In our modern workplace, our priority should be quality over quantity.
Talent leaders can counsel managers that a good, collaborative rightsizing process can result in stronger bonds, higher sentiments and even better quality work.
To begin the rightsizing journey, talent leaders can take a few simple steps.
- Conduct a job description audit. Ensure every current employee has a job description that has been reviewed and revisited in the last year, accurately captures (at least in broad strokes) their role and is aligned with department responsibilities. Catalog the results of the audit in one, centralized space and prioritize working on the employees missing job descriptions or with severely outdated ones, moving onto more recently updated descriptions as you complete them.
- Coach managers through a robust editorial process. This step is especially important. Once you have accurate job descriptions for every employee – ones that capture what they do today – coach managers through editing the descriptions down. Since metrics keep us focused, set an initial goal of reducing the list of responsibilities in a job description by 20 percent. So, if an employee has ten responsibilities listed, help a manager determine the must-have responsibilities versus nice-to-have ones. Another way to do this is by forced ranking, with managers ranking the most important responsibility to least, aiming to completely pause or eliminate the bottom of the list.
- Support healthy, two-way conversations. While logistically challenging, steps one and two are relatively easy. Implementing them is another story. It’s one thing to say if it’s not in your job description, don’t do it. It’s another thing to deal with, let’s say, your bosses’ boss determining something you don’t think is important is essential. Your role as a talent leader here is three-fold.
- First, facilitate a conversation between the manager and their employee, framing the edited job description as a proposal. Make sure the employee can chime in with what’s missing in the job description, what they might find most fulfilling and enjoyable and what their take is on what is potentially being eliminated or shifted to someone else.
- Then, charge the manager with incorporating the feedback and completing the job description, with the goal of informing their manager of the changes and what that will mean for work and requests on their team.
- Finally, for the next six months, support the whole team in keeping to their “must-have” responsibilities and pausing, eliminating or shifting anything else to other teams. As confusion and miscommunication arise, be on standby to help mediate and clarify.

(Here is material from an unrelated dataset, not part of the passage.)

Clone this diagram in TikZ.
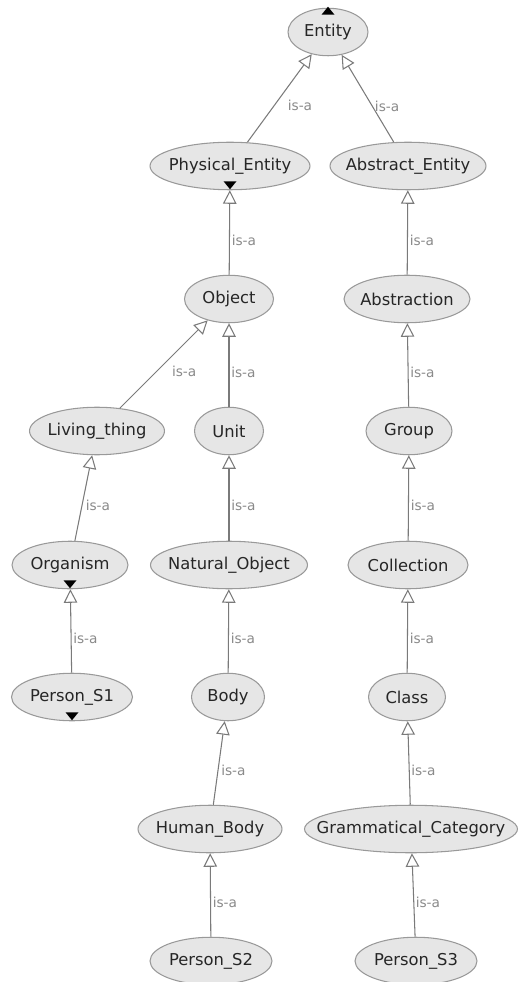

Ultimately, the trend towards quiet quitting should be seen for what it is: the canary in the coal mine. If we do not take action to meet our employees’ needs and respect their rights to holistic, well-rounded lives, they will first disengage, then leave. There’s a better option, one that sets employees and businesses up for greater long-term sustainability, and it all starts with the straightforward acceptance that we all need to do less, but better.